AntOS has three display surfaces it can render to:
- The main display (via the FPGA's MIPI RX #0 + chipset compositor → HDMI/VGA/DP) — only available when the FPGA is configured
- The keyboard touchscreen — driven directly by DeMon, always available regardless of FPGA state
- Network-attached terminals — VideoText / Telnet / FTP / debug server
When the FPGA is being reconfigured for a different personality (a personality cartridge insertion, a development bitstream flash, a recovery operation) the main display blanks briefly — a fraction of a second for the native chipset, up to ~1 second for a personality bitstream — but the touchscreen continues showing AntOS, so the user never loses visible contact with the system.
This placement is intentional. The Ant64's FireStorm CPU (inside the FPGA) is the application processor — it runs games, demos, music engines, creative tools — at high speed with direct access to the chipset (sprites, blitter, copper, audio). AntOS does not run there: when the FPGA's bitstream is reloaded for a personality cartridge, FireStorm's binary image disappears for a moment. The OS lives somewhere stable.

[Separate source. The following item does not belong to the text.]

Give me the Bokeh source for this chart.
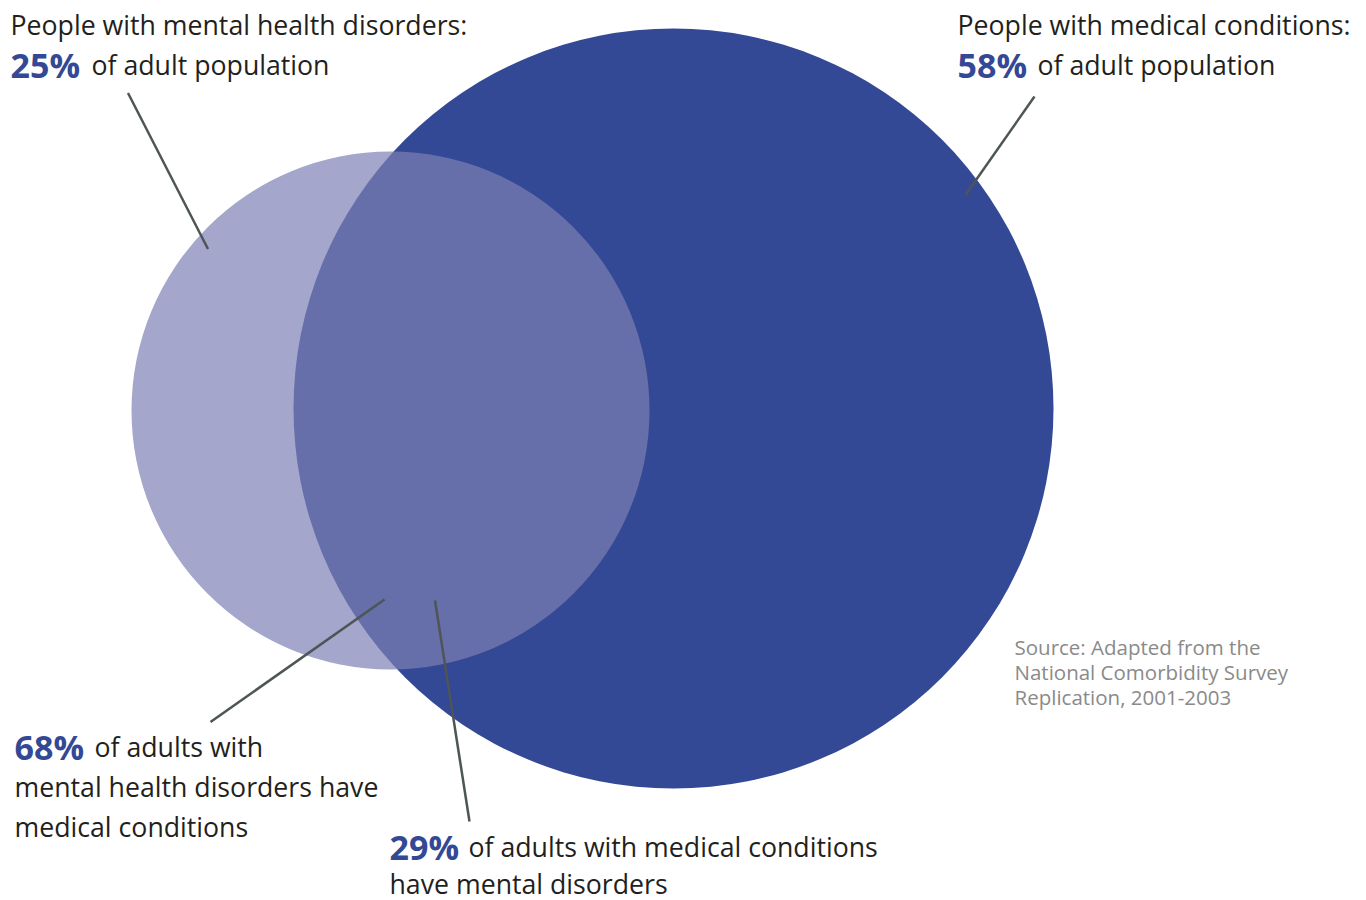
from bokeh.plotting import figure
from bokeh.models import Range1d
from bokeh.core.properties import value
from bokeh.embed import file_html
from bokeh.resources import INLINE

# ---- data ----
groups = ["People with mental health disorders", "People with medical conditions"]
population_share = [25, 58]          # % of adult population
overlap_share = [68, 29]             # % overlap statements
source_lines = ["Source: Adapted from the", "National Comorbidity Survey", "Replication, 2001-2003"]

# ---- layout (pixel coordinates of the page) ----
W, H = 1366, 900
FONT = "Open Sans"
BLUE = "#344995"
LIGHT = "#7E80B5"
TXT = "#231F20"
LINE = "#4D5556"
DY = -11  # baseline correction

p = figure(width=W, height=H, output_backend="svg", toolbar_location=None,
           x_range=Range1d(0, W), y_range=Range1d(H, 0),
           min_border=0, min_border_left=0, min_border_right=0,
           min_border_top=0, min_border_bottom=0)
p.axis.visible = False
p.grid.visible = False
p.outline_line_color = None
p.background_fill_color = "white"
p.border_fill_color = "white"

# circles: medical (large) drawn first, mental (small) on top with transparency
centers_x = [390, 673]
centers_y = [410, 408]
radii = [259, 380]
p.circle(x=[centers_x[1]], y=[centers_y[1]], radius=radii[1], fill_color=BLUE,
         line_color=None)
p.circle(x=[centers_x[0]], y=[centers_y[0]], radius=radii[0], fill_color=LIGHT,
         fill_alpha=0.7, line_color=None)

# leader lines
lead_x0 = [127.5, 1034, 384, 434.5]
lead_y0 = [92.5, 96, 599, 600]
lead_x1 = [207.5, 965, 210, 469]
lead_y1 = [248.5, 194.5, 721.5, 821]
p.segment(x0=lead_x0, y0=lead_y0, x1=lead_x1, y1=lead_y1, line_color=LINE, line_width=2.5)

def txt(x, y, s, size="26.7px", color=TXT, style="normal"):
    p.text(x=[x], y=[y + DY], text=[s], text_font=value(FONT), text_font_size=size,
           text_color=color, text_font_style=style, text_baseline="alphabetic",
           text_align="left")

BIG = "34px"
# top-left block
txt(10, 35, groups[0] + ":")
txt(10, 75, f"{population_share[0]}%", size=BIG, color=BLUE, style="bold")
txt(91, 75, "of adult population")

# top-right block
txt(957, 35, groups[1] + ":")
txt(957, 75, f"{population_share[1]}%", size=BIG, color=BLUE, style="bold")
txt(1037, 75, "of adult population")

# bottom-left block
txt(14, 757, f"{overlap_share[0]}%", size=BIG, color=BLUE, style="bold")
txt(94, 757, "of adults with")
txt(14, 797, "mental health disorders have")
txt(14, 837, "medical conditions")

# bottom-center block
txt(389, 857, f"{overlap_share[1]}%", size=BIG, color=BLUE, style="bold")
txt(468, 857, "of adults with medical conditions")
txt(389, 894, "have mental disorders")

# source
for i, s in enumerate(source_lines):
    txt(1014, 657 + 25 * i, s, size="20.5px", color="#8A8A8A")

open("out.html", "w").write(file_html(p, INLINE))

┌─────────────────────────────────────────┐
│ DeMon (ESP32-P4 + ESP32-C5 + 32MB PSRAM)│
│ │
│ ┌──────────────────────────────┐ │
│ │ AntOS — kernel, UI, services │ │
│ │ · FreeRTOS multitasking │ │
│ │ · Luau scripting │ │
│ │ · DBFS storage │ │
│ │ · Network stack │ │
│ │ · Debug server │ │
│ │ · PIE-accelerated AI/DSP │ │
│ └──────────────────────────────┘ │
│ │
│ MIPI display TX → FPGA MIPI RX #0 │
│ QSPI → FireStorm chipset registers │
│ JTAG → FPGA bitstream │
└─────────────────────────────────────────┘
┌─────────────────────────────────────────┐
│ FireStorm FPGA — CPU + chipset │
│ │
│ ┌──────────────────────────────┐ │
│ │ User application / game │ │
│ │ Real-time chipset code │ │
│ │ Bare-metal or RTOS guests │ │
│ └──────────────────────────────┘ │
│ Composites AntOS UI as a layer │
└─────────────────────────────────────────┘Why Run AntOS on DeMon, Not on FireStorm?

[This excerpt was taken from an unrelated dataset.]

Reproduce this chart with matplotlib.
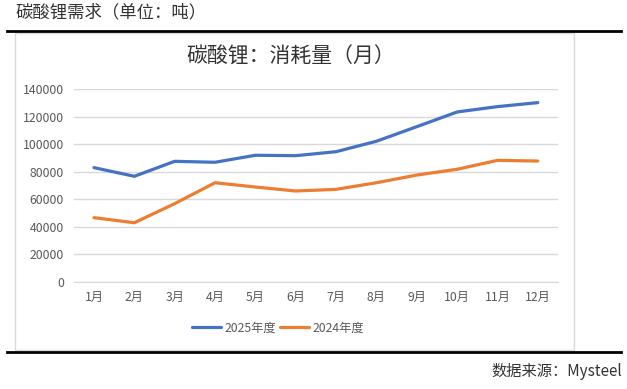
import matplotlib.pyplot as plt
from matplotlib.lines import Line2D
from matplotlib.patches import Rectangle

plt.rcParams["font.family"] = ["Noto Sans CJK SC", "DejaVu Sans"]

months = ["1月", "2月", "3月", "4月", "5月", "6月",
          "7月", "8月", "9月", "10月", "11月", "12月"]
demand_2025 = [83000, 76700, 87600, 86900, 92000, 91700,
               94600, 102200, 112800, 123500, 127400, 130300]
demand_2024 = [46600, 42900, 56800, 72000, 68900, 66000,
               67200, 72000, 77600, 81800, 88300, 87800]
y_ticks = [0, 20000, 40000, 60000, 80000, 100000, 120000, 140000]

W, H = 627, 389
fig = plt.figure(figsize=(W / 100, H / 100), dpi=100)

# page header and rules
fig.text(15 / W, 1 - 12 / H, "碳酸锂需求（单位：吨）", fontsize=12.5,
         color="#333333", ha="left", va="center")
fig.add_artist(Line2D([7 / W, 621 / W], [1 - 31 / H, 1 - 31 / H],
                      color="black", lw=2))
fig.add_artist(Line2D([7 / W, 621 / W], [1 - 352 / H, 1 - 352 / H],
                      color="black", lw=2))
fig.text(622 / W, 1 - 372 / H, "数据来源：Mysteel", fontsize=11,
         color="#333333", ha="right", va="center")

# chart frame
fig.add_artist(Rectangle((15 / W, 1 - 350 / H), (574 - 15) / W, (350 - 33) / H,
                         facecolor="white", edgecolor="#D9D9D9", lw=1,
                         zorder=-1))

fig.text(291 / W, 1 - 57 / H, "碳酸锂：消耗量（月）", fontsize=15,
         color="#333333", ha="center", va="center")

ax = fig.add_axes([73.8 / W, 1 - 281.7 / H, (558 - 73.8) / W, (281.7 - 89.3) / H])
ax.patch.set_alpha(0)
x = range(len(months))
ax.plot(x, demand_2025, color="#4472C4", lw=2.3, label="2025年度",
        solid_capstyle="round", solid_joinstyle="round")
ax.plot(x, demand_2024, color="#ED7D31", lw=2.3, label="2024年度",
        solid_capstyle="round", solid_joinstyle="round")

ax.set_xlim(-0.5, len(months) - 0.5)
ax.set_ylim(0, 140000)
ax.set_yticks(y_ticks)
ax.set_yticklabels([str(v) for v in y_ticks])
ax.set_xticks(list(x))
ax.set_xticklabels(months)
ax.tick_params(axis="both", length=0, labelsize=8.8, colors="#595959")
ax.tick_params(axis="y", pad=7)
ax.tick_params(axis="x", pad=7)
ax.grid(axis="y", color="#D9D9D9", lw=1)
ax.set_axisbelow(True)
for side in ["top", "right", "left"]:
    ax.spines[side].set_visible(False)
ax.spines["bottom"].set_color("#D9D9D9")

leg = fig.legend(loc="center", bbox_to_anchor=(278 / W, 1 - 328 / H), ncol=2,
                 frameon=False, fontsize=8.8, handlelength=2.4,
                 handletextpad=0.3, columnspacing=0.3)
for t in leg.get_texts():
    t.set_color("#595959")

fig.savefig("out.png", dpi=100)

- The OS persists. The FPGA boots its native Ant64 chipset from its own attached flash in a fraction of a second on power-on — and reloading a personality (cartridge swap, development iteration, recovery) takes up to ~1 second. During those windows the main display blanks (no FPGA chipset = no compositor), but AntOS keeps running on DeMon. As soon as the FPGA comes back up, the AntOS UI returns as a MIPI layer. No filesystem remount, no network reconnect, no application state lost. Resets always return the FPGA to its native chipset from flash; personality state is temporary by design.

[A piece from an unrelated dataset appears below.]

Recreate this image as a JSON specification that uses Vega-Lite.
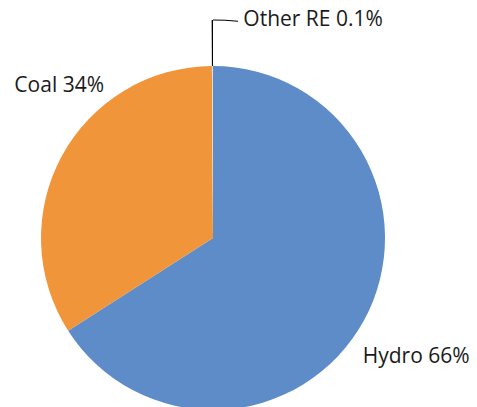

- FireStorm is for performance. Games and demos want bare access to the chipset, deterministic timing, and zero OS interference. AntOS-as-RTOS would compete for FireStorm cycles. With the OS elsewhere, FireStorm can run flat-out.
- The MIPI compositor model fits. DeMon already has a MIPI display engine wired into the FPGA. The OS UI is just a video stream — naturally a display layer, naturally composited over whatever FireStorm is doing.
- PIE acceleration in the OS. The ESP32-P4's PIE (Performance Instruction Extensions) give AntOS small-scale AI and DSP acceleration — speech recognition, image scaling, font rendering, ambient audio analysis — without needing a separate accelerator chip.
Designed Around the Hardware
AntOS exploits the specific hardware available on DeMon:
- Single 400 MHz HP RISC-V core with the PIE extensions for AI/DSP
- 40 MHz LP core for housekeeping and low-power states
- 32MB PSRAM — plenty of room for application data, the kernel, and FPGA bitstream staging
- Direct MIPI feed to FireStorm — UI rendered on DeMon, displayed by the chipset
- QSPI register window into FireStorm — direct memory-mapped access to chipset registers for scripting, debugging, and asset upload
For workloads that need a separate compute engine — heavy emulation, large language models, complex codecs — the optional Pi Zero 2W accelerator is available. AntOS dispatches work to it via the FPGA expansion bus.
AntOS doesn't try to pretend the hardware isn't there. It's designed to let you use it deliberately.